Ten sculptures from the 17-piece "Washed Ashore" collection will be on display at Reiman Gardens April 29 through Oct. 31. Some of the pieces chosen for this exhibition -- the first at a public garden -- include Blue Marlin, Large Jellyfish, American Sea Star and Trigger Fish. Two sculptures will reside inside the gardens' facility, while the rest will dot the outdoor landscape. Many of the pieces exceed 10 feet in height and length.
"We are always trying to do new and innovative things at Reiman Gardens, which is why we reached out to 'Washed Ashore' about hosting their exhibit," said Maria Teply, communications coordinator at Reiman Gardens.

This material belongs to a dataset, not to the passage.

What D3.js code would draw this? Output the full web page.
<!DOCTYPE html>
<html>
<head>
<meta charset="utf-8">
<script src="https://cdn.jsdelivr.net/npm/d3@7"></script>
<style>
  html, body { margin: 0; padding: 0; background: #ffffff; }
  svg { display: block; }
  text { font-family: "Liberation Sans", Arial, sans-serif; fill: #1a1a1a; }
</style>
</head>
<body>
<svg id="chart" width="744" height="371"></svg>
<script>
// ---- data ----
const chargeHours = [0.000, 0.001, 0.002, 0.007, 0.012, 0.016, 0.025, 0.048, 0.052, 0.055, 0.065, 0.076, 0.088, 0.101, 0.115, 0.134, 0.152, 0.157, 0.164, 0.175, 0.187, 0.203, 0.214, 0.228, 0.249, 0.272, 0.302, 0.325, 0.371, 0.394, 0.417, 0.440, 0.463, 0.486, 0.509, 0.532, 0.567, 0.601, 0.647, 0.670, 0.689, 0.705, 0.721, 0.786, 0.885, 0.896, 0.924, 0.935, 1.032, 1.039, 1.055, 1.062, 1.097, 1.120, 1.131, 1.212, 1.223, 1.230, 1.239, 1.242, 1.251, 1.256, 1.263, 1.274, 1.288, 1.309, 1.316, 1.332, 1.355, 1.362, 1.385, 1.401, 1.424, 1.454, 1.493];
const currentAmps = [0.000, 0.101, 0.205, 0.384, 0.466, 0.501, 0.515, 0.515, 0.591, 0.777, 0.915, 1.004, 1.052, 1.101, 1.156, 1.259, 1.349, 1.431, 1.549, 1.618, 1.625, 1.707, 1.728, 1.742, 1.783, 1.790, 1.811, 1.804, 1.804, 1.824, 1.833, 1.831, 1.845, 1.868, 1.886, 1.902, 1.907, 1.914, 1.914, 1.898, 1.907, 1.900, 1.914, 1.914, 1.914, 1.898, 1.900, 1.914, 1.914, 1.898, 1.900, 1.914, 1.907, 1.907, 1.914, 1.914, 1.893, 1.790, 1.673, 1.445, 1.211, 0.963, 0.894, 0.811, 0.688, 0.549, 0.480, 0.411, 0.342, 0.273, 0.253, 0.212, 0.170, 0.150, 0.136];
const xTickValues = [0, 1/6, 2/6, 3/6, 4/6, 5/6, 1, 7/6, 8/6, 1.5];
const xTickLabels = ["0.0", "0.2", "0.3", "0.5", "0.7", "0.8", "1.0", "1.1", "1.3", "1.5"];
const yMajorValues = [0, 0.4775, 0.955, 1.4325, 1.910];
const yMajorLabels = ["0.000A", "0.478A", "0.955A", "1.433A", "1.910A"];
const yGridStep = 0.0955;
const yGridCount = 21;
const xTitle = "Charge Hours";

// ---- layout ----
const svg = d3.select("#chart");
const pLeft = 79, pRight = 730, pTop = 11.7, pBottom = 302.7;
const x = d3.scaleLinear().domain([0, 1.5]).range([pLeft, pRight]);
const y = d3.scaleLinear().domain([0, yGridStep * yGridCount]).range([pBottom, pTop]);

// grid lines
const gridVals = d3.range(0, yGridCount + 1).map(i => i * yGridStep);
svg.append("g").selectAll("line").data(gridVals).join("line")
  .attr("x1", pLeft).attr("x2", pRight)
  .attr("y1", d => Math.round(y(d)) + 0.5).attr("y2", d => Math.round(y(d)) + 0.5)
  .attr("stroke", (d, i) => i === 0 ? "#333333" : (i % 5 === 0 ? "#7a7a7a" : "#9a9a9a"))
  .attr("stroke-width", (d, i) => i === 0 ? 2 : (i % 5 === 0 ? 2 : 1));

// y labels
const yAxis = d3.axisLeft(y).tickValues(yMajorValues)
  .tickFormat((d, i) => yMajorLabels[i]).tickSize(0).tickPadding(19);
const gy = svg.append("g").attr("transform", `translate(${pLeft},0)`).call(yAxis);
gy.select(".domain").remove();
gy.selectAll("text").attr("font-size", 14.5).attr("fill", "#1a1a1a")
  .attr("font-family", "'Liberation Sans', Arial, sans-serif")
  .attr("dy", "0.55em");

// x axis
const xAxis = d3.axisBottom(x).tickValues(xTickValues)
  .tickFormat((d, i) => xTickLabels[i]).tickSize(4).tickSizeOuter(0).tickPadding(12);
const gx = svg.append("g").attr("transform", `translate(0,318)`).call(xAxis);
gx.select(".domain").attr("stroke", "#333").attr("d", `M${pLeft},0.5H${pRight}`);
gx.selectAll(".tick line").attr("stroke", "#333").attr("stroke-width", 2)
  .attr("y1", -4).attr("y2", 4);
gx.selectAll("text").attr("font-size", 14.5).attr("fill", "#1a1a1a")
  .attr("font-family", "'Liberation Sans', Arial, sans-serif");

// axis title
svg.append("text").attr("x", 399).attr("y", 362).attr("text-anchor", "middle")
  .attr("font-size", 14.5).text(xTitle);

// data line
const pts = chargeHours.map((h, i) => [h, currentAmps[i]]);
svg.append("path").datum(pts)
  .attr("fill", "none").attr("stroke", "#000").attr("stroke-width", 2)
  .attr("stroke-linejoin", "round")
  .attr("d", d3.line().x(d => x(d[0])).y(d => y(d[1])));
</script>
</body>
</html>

Reiman Gardens is planning several educational programs in conjunction with the exhibit to help individuals understand the plastic pollution problem in the United States. A few of those workshops, all at Reiman Gardens, are listed below. Additional events are online.
- Treasure from Trash drop-in, April 29 (10 a.m.-noon). All are invited to make mini sculptures from trash. Bring clean, dry plastic trash for use in the artwork. Extra materials, tools and assistance will be provided. An adult must accompany all youth. Cost is price of admission (free for members, ISU students).
- Ground to Ground: Reducing Waste, May 15 (6-8 p.m.). Learn how to cut down on kitchen and household waste with certified master herbalist Gayle Curtis. Also, sample a zero-waste salad, discover how to regrow food from scraps, and learn about preserving and composting. Registration with prepayment is required by May 11. Cost is $20 ($16 for members, $13.60 for ISU students)
- Water from the Ground Up, May 20 (10 a.m.-noon). Join Morrill Professor of geological and atmospheric sciences Cinzia Cervato to learn where the water we drink comes from, how the ground "stores" water and how it's retrieved, and how daily activities -- like mowing the lawn or riding in a car -- affect water. Recommended for children ages 8 to 16. Preregistration and prepayment is required by May 18. Cost is $12.50 ($10 for members, $8 for ISU students).
Admission to Reiman Gardens is $8 ($4 for kids ages 4 to 17; free for kids 3 and under).